Deep within the Harrisonburg-Rockingham Historical Society’s Heritage Museum in Dayton looms an exhibit that stands out in the 14,000-square-foot establishment already showered with appeal.
The room showcases colorful illustrations and artifacts: 20th-century newspaper clippings, photographs and other items, which any local history buff could appreciate.
Dubbed “The Apple in Rockingham,” the exhibit shares the history of local orchards, following the evolution from seed to cider.
The concept sprang forth in September when museum Executive Director Penny Imeson joined forces with a representative from Showalter Orchard, both of whom were floating the idea of doing something big to celebrate Cider Week in November.
Combining the popularity of apples in the Shenandoah Valley with available space within the museum, the historical society — along with its volunteers — created an apple display, which required a bushel of teamwork and strategy.
James Madison University graduate Matt Kennedy, who has been a museum volunteer since last summer, played an integral role in the exhibit’s creation.
“Penny came to me and asked if I wanted to work on the project,” recalled the history major. “I went ahead and started doing research on local orchards, read books and I talked to two people who worked on orchards.”
After nearly three months of research, writing, phone calls, and construction, the exhibit opened up to the public Nov. 19, in the midst of Cider Week.
“This [exhibit] tells a bit of history that not as many people are familiar with,” explains Imeson, who has served as museum director for the last two years. “There used to be huge [apple] orchards all over the area and when you drove on [U.S.] 33, but they aren’t there anymore and most people probably don’t realize those orchards existed.”
The goal of the exhibit is returning those forgotten orchards to their once-enjoyed spotlight by focusing on their histories, purposes and prestige.
Orchards on display include Ryan, Burkholder, Probst — now known as Showalter — and Turkey Knob, to name a few.
The exhibit houses a collection of memorabilia, including a nearly 200-year-old wooden cider press, which shows its years but still serves its purpose.
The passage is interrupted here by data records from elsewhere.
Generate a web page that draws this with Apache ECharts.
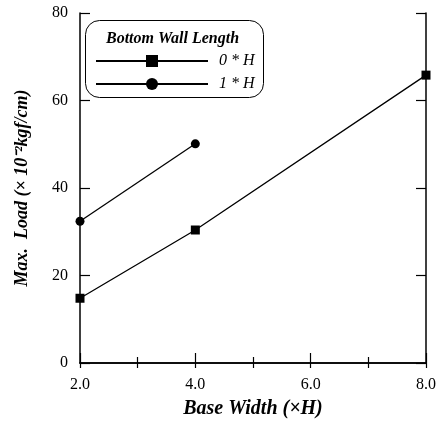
<!DOCTYPE html>
<html><head><meta charset="utf-8">
<script src="https://cdn.jsdelivr.net/npm/echarts@6/dist/echarts.min.js"></script>
<style>html,body{margin:0;padding:0;background:#fff}#c{width:439px;height:424px}</style>
</head><body><div id="c"></div>
<script>
var xTicks = [2, 4, 6, 8];
var series0Name = '0 * H';
var series1Name = '1 * H';
var series0X = [2, 4, 8];
var series0Y = [14.8, 30.4, 65.8];
var series1X = [2, 4];
var series1Y = [32.4, 50.1];
var legendTitle = 'Bottom Wall Length';
var xName = 'Base Width (\u00d7H)';
var yName = 'Max.  Load (\u00d7 10\u207b\u00b2kgf/cm)';

function pairs(xs, ys){ return xs.map(function(x,i){return [x, ys[i]];}); }
var font = 'Liberation Serif';
var chart = echarts.init(document.getElementById('c'));
var axisLine = {show:true, lineStyle:{color:'#000', width:1.5}};
chart.setOption({
  animation:false,
  grid:{left:80, right:12, top:13, bottom:60},
  xAxis:[{
    type:'value', min:2, max:8, interval:2, position:'bottom',
    axisLine:axisLine,
    axisTick:{show:true, inside:true, length:10, lineStyle:{color:'#000', width:1.2}},
    minorTick:{show:true, splitNumber:2, length:6, lineStyle:{color:'#000', width:1.2}},
    splitLine:{show:false},
    axisLabel:{color:'#000', fontFamily:font, fontSize:16, margin:14, formatter:function(v){return v.toFixed(1);}},
    name:xName, nameLocation:'middle', nameGap:36,
    nameTextStyle:{color:'#000', fontFamily:font, fontSize:20, fontWeight:'bold', fontStyle:'italic'}
  },{
    type:'value', min:2, max:8, interval:1, position:'top',
    axisLine:axisLine,
    axisTick:{show:true, inside:true, length:5, lineStyle:{color:'#000', width:1.2}},
    axisLabel:{show:false}, splitLine:{show:false}
  }],
  yAxis:[{
    type:'value', min:0, max:80, interval:20, position:'left',
    axisLine:axisLine,
    axisTick:{show:true, inside:true, length:10, lineStyle:{color:'#000', width:1.2}},
    splitLine:{show:false},
    axisLabel:{color:'#000', fontFamily:font, fontSize:16, margin:12},
    name:yName, nameLocation:'middle', nameGap:49,
    nameTextStyle:{color:'#000', fontFamily:font, fontSize:18, fontWeight:'bold', fontStyle:'italic'}
  },{
    type:'value', min:0, max:80, interval:20, position:'right',
    axisLine:axisLine,
    axisTick:{show:true, inside:true, length:10, lineStyle:{color:'#000', width:1.2}},
    axisLabel:{show:false}, splitLine:{show:false}
  }],
  graphic:[{
    type:'rect', left:85, top:20, z:3,
    shape:{width:178, height:77, r:14},
    style:{fill:'#fff', stroke:'#000', lineWidth:1}
  },{
    type:'text', left:106, top:31, z:5,
    style:{text:legendTitle, fill:'#000', font:'italic bold 16px "Liberation Serif"'}
  }],
  legend:{
    orient:'vertical', left:90, top:48, itemGap:7, itemWidth:112, itemHeight:15,
    z:6,
    data:[series0Name, series1Name],
    textStyle:{color:'#000', fontFamily:font, fontSize:16, fontStyle:'italic', padding:[0,0,0,6]}
  },
  series:[{
    name:series0Name, type:'line', data:pairs(series0X, series0Y),
    symbol:'rect', symbolSize:9,
    lineStyle:{color:'#000', width:1.3}, itemStyle:{color:'#000'}
  },{
    name:series1Name, type:'line', data:pairs(series1X, series1Y),
    symbol:'circle', symbolSize:9,
    lineStyle:{color:'#000', width:1.3}, itemStyle:{color:'#000'}
  }]
});
</script></body></html>
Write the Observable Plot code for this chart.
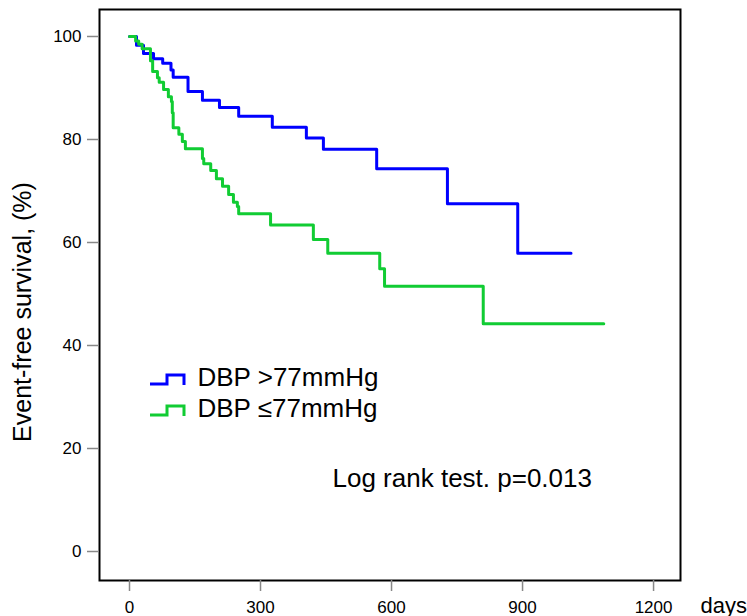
<!DOCTYPE html>
<html>
<head>
<meta charset="utf-8">
<script src="https://cdn.jsdelivr.net/npm/d3@7"></script>
<script src="https://cdn.jsdelivr.net/npm/@observablehq/plot@0.6"></script>
<style>
  html, body { margin: 0; padding: 0; background: #fff; }
  #chart { position: relative; width: 747px; height: 616px; }
</style>
</head>
<body>
<div id="chart"></div>
<script>
// ---- data ----
const seriesNames = ["DBP >77mmHg", "DBP ≤77mmHg"];
const seriesColors = ["#0000ff", "#11cc33"];

const blueDays = [0, 16, 32, 55, 76, 95, 100, 134, 167, 206, 250, 327, 405, 444, 566, 728, 889, 1011];
const blueSurv = [100, 98.3, 96.7, 95.7, 94.8, 93.5, 92.1, 89.3, 87.6, 86.2, 84.5, 82.4, 80.3, 78.1, 74.3, 67.5, 57.9, 57.9];

const greenDays = [0, 14, 21, 29, 48, 53, 64, 68, 78, 89, 96, 98, 100, 113, 121, 128, 167, 170, 186, 199, 213, 227, 238, 247, 250, 323, 421, 454, 573, 584, 810, 1086];
const greenSurv = [100, 99.1, 98.5, 97.6, 95.3, 93.2, 92.0, 91.1, 89.7, 88.3, 87.4, 85.2, 82.3, 81.0, 79.6, 78.2, 76.3, 75.3, 74.0, 72.4, 70.9, 69.3, 67.8, 67.0, 65.6, 63.4, 60.6, 57.9, 54.9, 51.5, 44.2, 44.2];

const xTicks = [0, 300, 600, 900, 1200];
const yTicks = [0, 20, 40, 60, 80, 100];
const yTitle = "Event-free survival, (%)";
const xTitle = "days";
const note = "Log rank test. p=0.013";

// ---- build table ----
const rows = [
  ...blueDays.map((d, i) => ({day: d, surv: blueSurv[i], group: seriesNames[0]})),
  ...greenDays.map((d, i) => ({day: d, surv: greenSurv[i], group: seriesNames[1]}))
];

const font = "Liberation Sans, Arial, Helvetica, sans-serif";

const plot = Plot.plot({
  width: 747,
  height: 616,
  marginLeft: 99,
  marginRight: 67,
  marginTop: 9,
  marginBottom: 36,
  style: {fontFamily: font, background: "#fff", overflow: "visible"},
  x: {domain: [-68.7, 1261.7], ticks: xTicks},
  y: {domain: [-5.63, 105.24], ticks: yTicks},
  color: {domain: seriesNames, range: seriesColors},
  marks: [
    Plot.line(rows, {x: "day", y: "surv", z: "group", stroke: "group", curve: "step-after", strokeWidth: 3}),
    Plot.frame({stroke: "#000", strokeWidth: 2}),
    Plot.axisX({ticks: xTicks, tickFormat: d => String(d), tickSize: 11, stroke: "#888", strokeWidth: 1.5, fill: "#000", fontSize: 17, tickPadding: 9, label: null}),
    Plot.axisY({ticks: yTicks, tickSize: 12, stroke: "#888", strokeWidth: 1.5, fill: "#000", fontSize: 17, tickPadding: 6, label: null}),
    Plot.text([yTitle], {frameAnchor: "left", dx: -77, dy: 17, rotate: -90, textAnchor: "middle", lineAnchor: "middle", fontSize: 25, fill: "#000"}),
    Plot.text([xTitle], {frameAnchor: "bottom-right", dx: 20, dy: 25, textAnchor: "start", lineAnchor: "middle", fontSize: 22, fill: "#000"}),
    Plot.text([note], {frameAnchor: "top-left", dx: 233, dy: 469, textAnchor: "start", lineAnchor: "middle", fontSize: 26, fill: "#000"}),
    Plot.text([seriesNames[0]], {frameAnchor: "top-left", dx: 98, dy: 368, textAnchor: "start", lineAnchor: "middle", fontSize: 26, fill: "#000"}),
    Plot.text([seriesNames[1]], {frameAnchor: "top-left", dx: 98, dy: 399, textAnchor: "start", lineAnchor: "middle", fontSize: 26, fill: "#000"})
  ]
});

document.getElementById("chart").appendChild(plot);

// legend step icons
const svg = d3.select(plot);
seriesColors.forEach((c, i) => {
  const y0 = 378 + i * 31;
  svg.append("path")
    .attr("d", `M150,${y0 + 6}H167V${y0 - 3}H184V${y0 + 7}`)
    .attr("fill", "none")
    .attr("stroke", c)
    .attr("stroke-width", 3);
});
</script>
</body>
</html>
Accompanied by a description of how the device works, visitors may view the manual cider production process used in the 19th century.
Pinned to the walls are photographs that have been enlarged and reproduced, featuring local area orchards, and, nestled in the center of the exhibit, is a glass case filed with apple peelers, apple dolls and old books focusing on the fruit’s history.
“[The] apple is paramount to our culture,” explains Kennedy. “After all, our ancestors grew up drinking cider. This [exhibit] is a great way for people to connect with that past.”
“I think there’s a lot of nostalgia that people will enjoy,” she said. “This exhibit is filled with good, factual information as well.”